Contrary to VISCO's assertion, it is not an anomalous result to find a purchase money security interest exists for purposes of the Bankruptcy Code, but not for Truth in Lending purposes. The Bankruptcy Code and Truth in Lending have different goals. The goal of the Bankruptcy Code is to establish a procedure for the liquidation of assets and discharge of debts, and in the process, establish substantive rights between *391 creditors and debtors. On the other hand, the goal of Truth in Lending is disclosure, telling the common consumer the terms of the credit transaction. It is to be construed liberally in favor of the consumer and strictly enforced because its purpose is to protect consumers. In re Underwood, 66 B.R. 656 (Bkrtcy.W.D.Va.1986). The adequacy of the disclosure is viewed, not through the eyes of a sophisticated creditor, but through the eyes of the common consumer. Edmondson v. Allen-Russell Ford, Inc., 577 F.2d 291 (5th Cir. 1978). The disclosure is not made upon the creditor's understanding of what was occurring but on a layman's understanding. As the goal of the Bankruptcy Code and the Truth in Lending Act are different, it is appropriate to come to different results as to the meaning of "purchase money security interest" if those results are required to reach a correct result under the Bankruptcy Code and the Truth in Lending Act. This approach is consistent with the District Court's decision in In re Dingledine, 118 B.R. 631 (J. Mihm, May 31, 1989).

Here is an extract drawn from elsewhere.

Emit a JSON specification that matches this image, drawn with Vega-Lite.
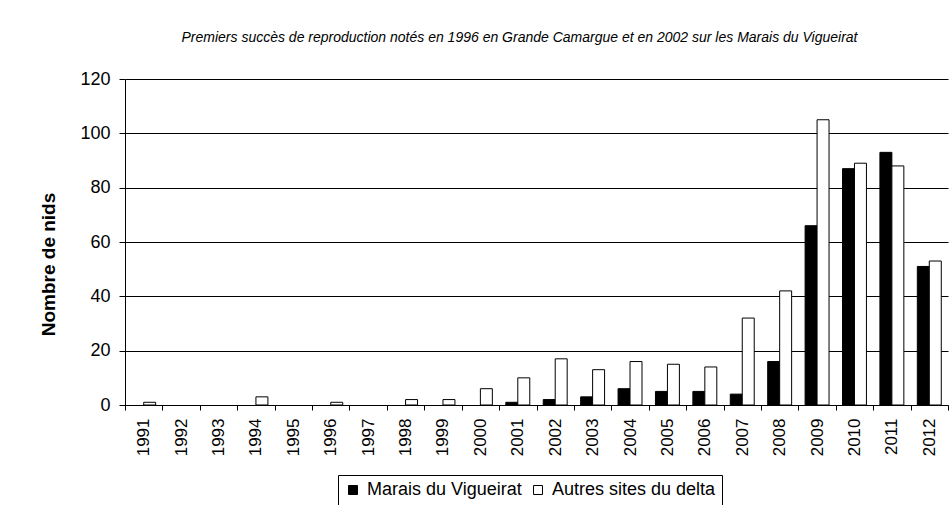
{
  "$schema": "https://vega.github.io/schema/vega-lite/v6.json",
  "width": 823,
  "height": 326,
  "autosize": {"type": "none"},
  "padding": {"left": 125, "top": 79, "right": 1, "bottom": 100},
  "background": "white",
  "title": {
    "text": "Premiers succès de reproduction notés en 1996 en Grande Camargue et en 2002 sur les Marais du Vigueirat",
    "font": "Liberation Sans",
    "fontSize": 14,
    "fontStyle": "italic",
    "fontWeight": "normal",
    "color": "black",
    "anchor": "middle",
    "frame": "group",
    "offset": 25,
    "dx": -17
  },
  "data": {
    "values": [
      {"year": "1991", "series": "Marais du Vigueirat", "value": 0},
      {"year": "1991", "series": "Autres sites du delta", "value": 1},
      {"year": "1992", "series": "Marais du Vigueirat", "value": 0},
      {"year": "1992", "series": "Autres sites du delta", "value": 0},
      {"year": "1993", "series": "Marais du Vigueirat", "value": 0},
      {"year": "1993", "series": "Autres sites du delta", "value": 0},
      {"year": "1994", "series": "Marais du Vigueirat", "value": 0},
      {"year": "1994", "series": "Autres sites du delta", "value": 3},
      {"year": "1995", "series": "Marais du Vigueirat", "value": 0},
      {"year": "1995", "series": "Autres sites du delta", "value": 0},
      {"year": "1996", "series": "Marais du Vigueirat", "value": 0},
      {"year": "1996", "series": "Autres sites du delta", "value": 1},
      {"year": "1997", "series": "Marais du Vigueirat", "value": 0},
      {"year": "1997", "series": "Autres sites du delta", "value": 0},
      {"year": "1998", "series": "Marais du Vigueirat", "value": 0},
      {"year": "1998", "series": "Autres sites du delta", "value": 2},
      {"year": "1999", "series": "Marais du Vigueirat", "value": 0},
      {"year": "1999", "series": "Autres sites du delta", "value": 2},
      {"year": "2000", "series": "Marais du Vigueirat", "value": 0},
      {"year": "2000", "series": "Autres sites du delta", "value": 6},
      {"year": "2001", "series": "Marais du Vigueirat", "value": 1},
      {"year": "2001", "series": "Autres sites du delta", "value": 10},
      {"year": "2002", "series": "Marais du Vigueirat", "value": 2},
      {"year": "2002", "series": "Autres sites du delta", "value": 17},
      {"year": "2003", "series": "Marais du Vigueirat", "value": 3},
      {"year": "2003", "series": "Autres sites du delta", "value": 13},
      {"year": "2004", "series": "Marais du Vigueirat", "value": 6},
      {"year": "2004", "series": "Autres sites du delta", "value": 16},
      {"year": "2005", "series": "Marais du Vigueirat", "value": 5},
      {"year": "2005", "series": "Autres sites du delta", "value": 15},
      {"year": "2006", "series": "Marais du Vigueirat", "value": 5},
      {"year": "2006", "series": "Autres sites du delta", "value": 14},
      {"year": "2007", "series": "Marais du Vigueirat", "value": 4},
      {"year": "2007", "series": "Autres sites du delta", "value": 32},
      {"year": "2008", "series": "Marais du Vigueirat", "value": 16},
      {"year": "2008", "series": "Autres sites du delta", "value": 42},
      {"year": "2009", "series": "Marais du Vigueirat", "value": 66},
      {"year": "2009", "series": "Autres sites du delta", "value": 105},
      {"year": "2010", "series": "Marais du Vigueirat", "value": 87},
      {"year": "2010", "series": "Autres sites du delta", "value": 89},
      {"year": "2011", "series": "Marais du Vigueirat", "value": 93},
      {"year": "2011", "series": "Autres sites du delta", "value": 88},
      {"year": "2012", "series": "Marais du Vigueirat", "value": 51},
      {"year": "2012", "series": "Autres sites du delta", "value": 53}
    ]
  },
  "mark": {"type": "bar", "stroke": "black", "strokeWidth": 1},
  "encoding": {
    "x": {
      "field": "year",
      "type": "ordinal",
      "scale": {
        "domain": ["1991", "1992", "1993", "1994", "1995", "1996", "1997", "1998", "1999", "2000", "2001", "2002", "2003", "2004", "2005", "2006", "2007", "2008", "2009", "2010", "2011", "2012"],
        "paddingInner": 0,
        "paddingOuter": 0
      },
      "axis": {
        "title": null,
        "labelAngle": -90,
        "labelFont": "Liberation Sans",
        "labelFontSize": 17,
        "labelColor": "black",
        "labelPadding": 8,
        "tickBand": "extent",
        "tickSize": 5,
        "tickColor": "black",
        "domainColor": "black",
        "grid": false
      }
    },
    "xOffset": {
      "field": "series",
      "type": "nominal",
      "scale": {
        "domain": ["Marais du Vigueirat", "Autres sites du delta"],
        "paddingInner": 0,
        "paddingOuter": 0.5625
      }
    },
    "y": {
      "field": "value",
      "type": "quantitative",
      "scale": {"domain": [0, 120], "nice": false},
      "axis": {
        "values": [0, 20, 40, 60, 80, 100, 120],
        "title": "Nombre de nids",
        "titleFont": "Liberation Sans",
        "titleFontSize": 19,
        "titleFontWeight": "bold",
        "titleColor": "black",
        "titleAngle": 270,
        "titleAlign": "center",
        "titleBaseline": "middle",
        "titleX": -77,
        "titleY": 185,
        "labelFont": "Liberation Sans",
        "labelFontSize": 18,
        "labelColor": "black",
        "labelPadding": 9,
        "tickSize": 6,
        "tickColor": "black",
        "domainColor": "black",
        "grid": true,
        "gridColor": "black",
        "gridWidth": 1
      }
    },
    "color": {
      "field": "series",
      "type": "nominal",
      "scale": {
        "domain": ["Marais du Vigueirat", "Autres sites du delta"],
        "range": ["black", "white"]
      },
      "legend": {
        "orient": "none",
        "legendX": 213,
        "legendY": 396,
        "direction": "horizontal",
        "title": null,
        "strokeColor": "black",
        "fillColor": "white",
        "padding": 6,
        "symbolType": "square",
        "symbolSize": 81,
        "symbolStrokeColor": "black",
        "symbolStrokeWidth": 1,
        "labelFont": "Liberation Sans",
        "labelFontSize": 18,
        "labelColor": "black",
        "labelOffset": 5,
        "labelLimit": 300,
        "columnPadding": 7
      }
    }
  },
  "transform": [{"filter": "datum.value > 0"}],
  "config": {"view": {"stroke": null}}
}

The Truth in Lending Act is highly technical and strict compliance is required. VISCO having access to the loan file and being a sophisticated lender, knew the HATFIELDS were giving a security interest in the bedroom furnishings they purchased fifteen months earlier. But the HATFIELDS may or may not have remembered the specifics of the earlier transaction, and it is not unreasonable to expect VISCO to disclose to the HATFIELDS what occurred fifteen months earlier by listing the bedroom furnishings rather than making a general reference to "goods being purchased". Meaningful disclosure is achieved by VISCO telling the debtors the specific items of furniture that were subject to the security interest at the time of the refinance rather than relying on the HATFIELDS' memory of what transpired at the time of the original loan some fifteen months earlier.

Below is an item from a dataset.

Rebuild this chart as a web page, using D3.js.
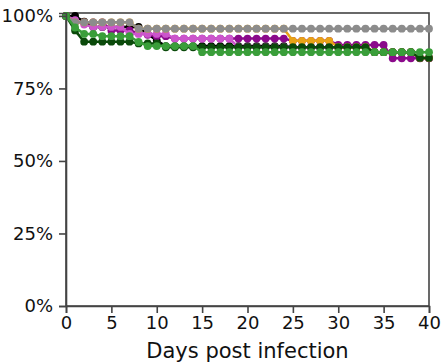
<!DOCTYPE html>
<html>
<head>
<meta charset="utf-8">
<script src="https://cdn.jsdelivr.net/npm/d3@7"></script>
<style>
  html, body { margin: 0; padding: 0; background: #fff; }
  svg { display: block; font-family: "DejaVu Sans", sans-serif; }
</style>
</head>
<body>
<svg id="chart" width="444" height="364"></svg>
<script>
// Survival (%) per group, one value per day from day 0 to day 40
const days = d3.range(0, 41);

const blackSurv = [100, 100, 98, 96.2, 96.2, 96.2, 96.2, 96.2, 96.2, 93.8, 91.5,
  89.6, 89.6, 89.6, 89.6, 89.6, 89.6, 89.6, 89.6, 89.6, 89.6, 89.6, 89.6, 89.6, 89.6,
  89.2, 89.2, 89.2, 89.2, 89.2, 89.2, 89.2, 89.2, 89.2, 87.5, 87.5, 87.5, 87.5, 87.5, 85.5, 85.5];
const purpleSurv = [100, 98, 97.8, 97.8, 97.8, 95, 95, 95, 94, 93.5, 93, 93,
  92.2, 92.2, 92.2, 92.2, 92.2, 92.2, 92.2, 92.2, 92.2, 92.2, 92.2, 92.2, 92.2,
  91.4, 91.4, 91.4, 91.4, 91.4, 90, 90, 90, 90, 90, 90, 85.4, 85.4, 85.4, 85.4, 85.4];
const pinkSurv = [100, 98.5, 97, 96.2, 96.2, 96.2, 96.2, 93.8, 93.8, 93.8, 93.8, 93.8,
  92.2, 92.2, 92.2, 92.2, 92.2, 92.2, 92.2, 89.2, 89.2, 89.2, 89.2, 89.2, 89.2,
  89.2, 89.2, 89.2, 89.2, 89.2, 89.2, 89.2, 89.2, 89.2, 87.5, 87.5, 87.5, 87.5, 87.5, 85.5, 85.5];
const orangeSurv = [100, 97.8, 97.8, 97.8, 97.8, 97.8, 97.8, 97.8,
  95.6, 95.6, 95.6, 95.6, 95.6, 95.6, 95.6, 95.6, 95.6, 95.6, 95.6, 95.6, 95.6, 95.6, 95.6, 95.6, 95.6,
  91.4, 91.4, 91.4, 91.4, 91.4, 89.2, 89.2, 89.2, 89.2, 87.5, 87.5, 87.5, 87.5, 87.5, 85.5, 85.5];
const graySurv = [100, 97.8, 97.8, 97.8, 97.8, 97.8, 97.8, 97.8,
  95.6, 95.6, 95.6, 95.6, 95.6, 95.6, 95.6, 95.6, 95.6, 95.6, 95.6, 95.6, 95.6, 95.6, 95.6, 95.6, 95.6,
  95.6, 95.6, 95.6, 95.6, 95.6, 95.6, 95.6, 95.6, 95.6, 95.6, 95.6, 95.6, 95.6, 95.6, 95.6, 95.6];
const darkGreenSurv = [100, 95, 91.1, 91.1, 91.1, 91.1, 91.1, 91.1, 90.5, 90.5, 90.5,
  89.2, 89.2, 89.2, 89.2, 89.2, 89.2, 89.2, 89.2, 89.2, 89.2, 89.2, 89.2, 89.2, 89.2,
  89.2, 89.2, 89.2, 89.2, 89.2, 89.2, 89.2, 89.2, 89.2, 87.5, 87.5, 87.5, 87.5, 87.5, 85.5, 85.5];
const greenSurv = [100, 96, 93.8, 93.8, 93, 93, 93, 93, 91, 89.6, 89.6, 89.6, 89.6, 89.6, 89.6,
  87.5, 87.5, 87.5, 87.5, 87.5, 87.5, 87.5, 87.5, 87.5, 87.5, 87.5, 87.5, 87.5, 87.5, 87.5,
  87.5, 87.5, 87.5, 87.5, 87.5, 87.5, 87.5, 87.5, 87.5, 87.5, 87.5];

// Drawing order, bottom to top
const groups = [
  { values: blackSurv, color: "#000000" },
  { values: purpleSurv, color: "#8b0a8b" },
  { values: pinkSurv, color: "#cc55cc" },
  { values: orangeSurv, color: "#e8a317" },
  { values: graySurv, color: "#8c8c8c" },
  { values: darkGreenSurv, color: "#0b4a0b" },
  { values: greenSurv, color: "#3a9e3a" }
];

const xTicks = [0, 5, 10, 15, 20, 25, 30, 35, 40];
const yTicks = [0, 25, 50, 75, 100];

const svg = d3.select("#chart");
const plotLeft = 66, plotRight = 429, plotTop = 13, plotBottom = 306;

const x = d3.scaleLinear().domain([0, 40]).range([plotLeft, plotRight]);
const y = d3.scaleLinear().domain([0, 101]).range([plotBottom, plotTop]);

// plot frame
svg.append("rect")
  .attr("x", plotLeft).attr("y", plotTop)
  .attr("width", plotRight - plotLeft).attr("height", plotBottom - plotTop)
  .attr("fill", "none").attr("stroke", "#444").attr("stroke-width", 1.6);

const line = d3.line().x((d, i) => x(days[i])).y(d => y(d));

groups.forEach(g => {
  const layer = svg.append("g");
  layer.append("path")
    .datum(g.values)
    .attr("d", line)
    .attr("fill", "none")
    .attr("stroke", g.color)
    .attr("stroke-width", 2.5);
  layer.selectAll("circle")
    .data(g.values)
    .join("circle")
    .attr("cx", (d, i) => x(days[i]))
    .attr("cy", d => y(d))
    .attr("r", 3.9)
    .attr("fill", g.color);
});

// axes
const xAxis = svg.append("g")
  .attr("transform", `translate(0,${plotBottom})`)
  .call(d3.axisBottom(x).tickValues(xTicks).tickSize(7).tickPadding(3));
const yAxis = svg.append("g")
  .attr("transform", `translate(${plotLeft},0)`)
  .call(d3.axisLeft(y).tickValues(yTicks).tickFormat(d => d + "%").tickSize(7).tickPadding(6));

[xAxis, yAxis].forEach(a => {
  a.select(".domain").attr("stroke", "#444").attr("stroke-width", 1.6);
  a.selectAll(".tick line").attr("stroke", "#444").attr("stroke-width", 1.6);
  a.selectAll(".tick text")
    .attr("fill", "#111")
    .style("font-size", "18px")
    .style("font-family", "'DejaVu Sans', sans-serif");
});

svg.append("text")
  .attr("x", (plotLeft + plotRight) / 2)
  .attr("y", 358)
  .attr("text-anchor", "middle")
  .attr("fill", "#111")
  .style("font-size", "21px")
  .text("Days post infection");
</script>
</body>
</html>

This Opinion is to serve as Findings of Fact and Conclusions of Law pursuant to Rule 7052 of the Rules of Bankruptcy Procedure.

See written Order.

ORDER

For the reasons set forth in an Opinion filed this day, IT IS ORDERED that:

1. VISCO FINANCE's Motion for Relief from the Automatic Stay is hereby GRANTED;

2. The first counterclaim filed by the HATFIELDS is DENIED;

3. VISCO FINANCE's objection to the HATFIELDS' Statement of Intention is ALLOWED.

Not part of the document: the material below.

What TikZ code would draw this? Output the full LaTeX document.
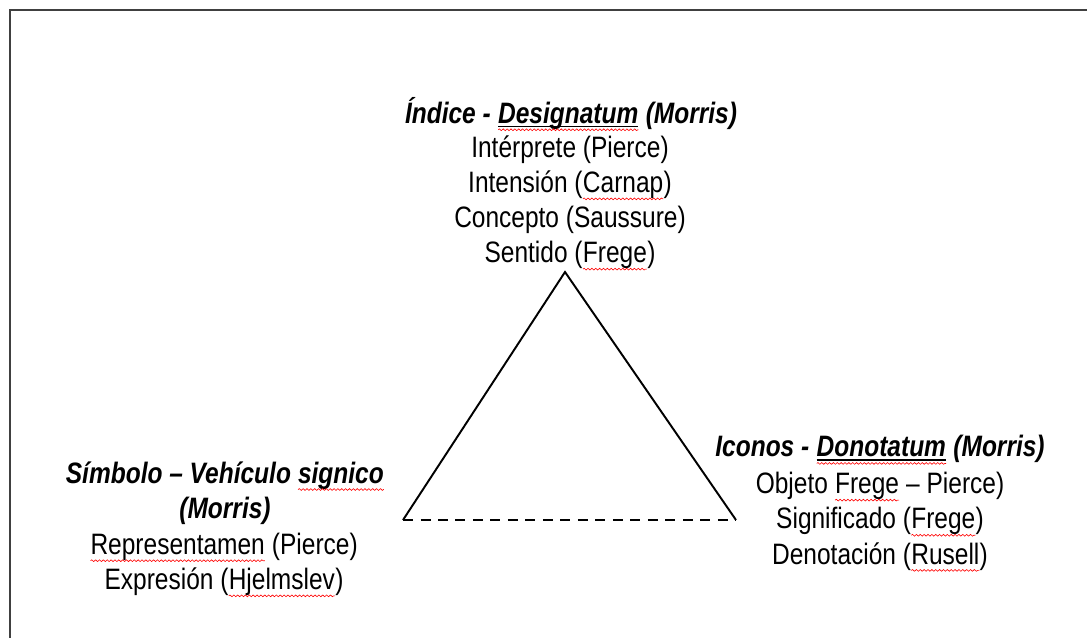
\documentclass[tikz,border=0pt]{standalone}
\usepackage{fontspec}
\setmainfont[FakeStretch=0.83]{Liberation Sans}
\usepackage{xcolor}
\usetikzlibrary{decorations.pathmorphing}

\tikzset{
  titletext/.style={font=\fontsize{16.8}{20}\selectfont\bfseries\itshape, align=center, inner sep=0pt},
  bodytext/.style={font=\fontsize{16.8}{20}\selectfont, align=center, inner sep=0pt},
  side/.style={line width=1.1pt},
  frame/.style={line width=1.2pt, black!75},
  wavy/.style={red, line width=0.35pt, decorate, decoration={snake, amplitude=0.5pt, segment length=2.2pt}},
}
% red spell-check wave under a word, optionally with a plain underline
\newcommand\spellwave[1]{\tikz[baseline=(w.base)]{\node[inner sep=0pt, outer sep=0pt] (w) {#1};
	\draw[wavy] ([yshift=-3.6pt]w.base west) -- ([yshift=-3.6pt]w.base east);}}
\newcommand\spellunder[1]{\tikz[baseline=(w.base)]{\node[inner sep=0pt, outer sep=0pt] (w) {#1};
	\draw[line width=0.7pt] ([yshift=-1.8pt]w.base west) -- ([yshift=-1.8pt]w.base east);
	\draw[wavy] ([yshift=-3.8pt]w.base west) -- ([yshift=-3.8pt]w.base east);}}

\begin{document}
\begin{tikzpicture}[x=0.02cm,y=-0.02cm]
	\useasboundingbox (0,0) rectangle (1087,638);
	\draw[frame] (10,638) -- (10,10) -- (1087,10);

	% the three corners
	\node[titletext] (indice) at (571,114) {Índice - \spellunder{Designatum} (Morris)};
	\node[bodytext] (indicebody) at (570,203) {Intérprete (Pierce)\\Intensión (\spellwave{Carnap})\\Concepto (Saussure)\\Sentido (\spellwave{Frege})};

	\node[titletext] (simbolo) at (225,493) {Símbolo – Vehículo \spellwave{signico}\\(Morris)};
	\node[bodytext] (simbolobody) at (224,565) {\spellwave{Representamen} (Pierce)\\Expresión (\spellwave{Hjelmslev})};

	\node[titletext] (iconos) at (880,450) {Iconos - \spellunder{Donotatum} (Morris)};
	\node[bodytext] (iconosbody) at (880,522) {Objeto \spellwave{Frege} – Pierce)\\Significado (\spellwave{Frege})\\Denotación (\spellwave{Rusell})};

	% triangle
	\coordinate (apex) at (565,272);
	\coordinate (left) at (403,520);
	\coordinate (right) at (736,520);
	\draw[side, line join=miter] (left) -- (apex) -- (right);
	\draw[side, dash pattern=on 0.2cm off 0.15cm] (left) -- (right);
\end{tikzpicture}
\end{document}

4. The second counterclaim filed by the HATFIELDS is ALLOWED and judgment be entered in favor of the HATFIELDS and against VISCO FINANCE, for $1,000.00, reasonable attorney fees, and costs.

NOTES

[1] Although VISCO raised the issue of this Court's jurisdiction over the HATFIELDS' counterclaim in its answer to that counterclaim, it failed to address the issue in its motion for summary judgment. VISCO is quite correct that an action alleging violations of the Truth in Lending Act is a non-core proceeding. Barber v. USA Financial Services, Inc., Adv. No. 86-8397 (J. Altenberger, April 13, 1987). Nonetheless, by failing to pursue that issue, VISCO will be regarded as consenting to the rendering of a final judgment by this Court.

[2] The Truth in Lending Regulations, Regulation Z, can be found at 12 C.F.R., Section 226.18; 15 U.S.C.A., following Section 1700.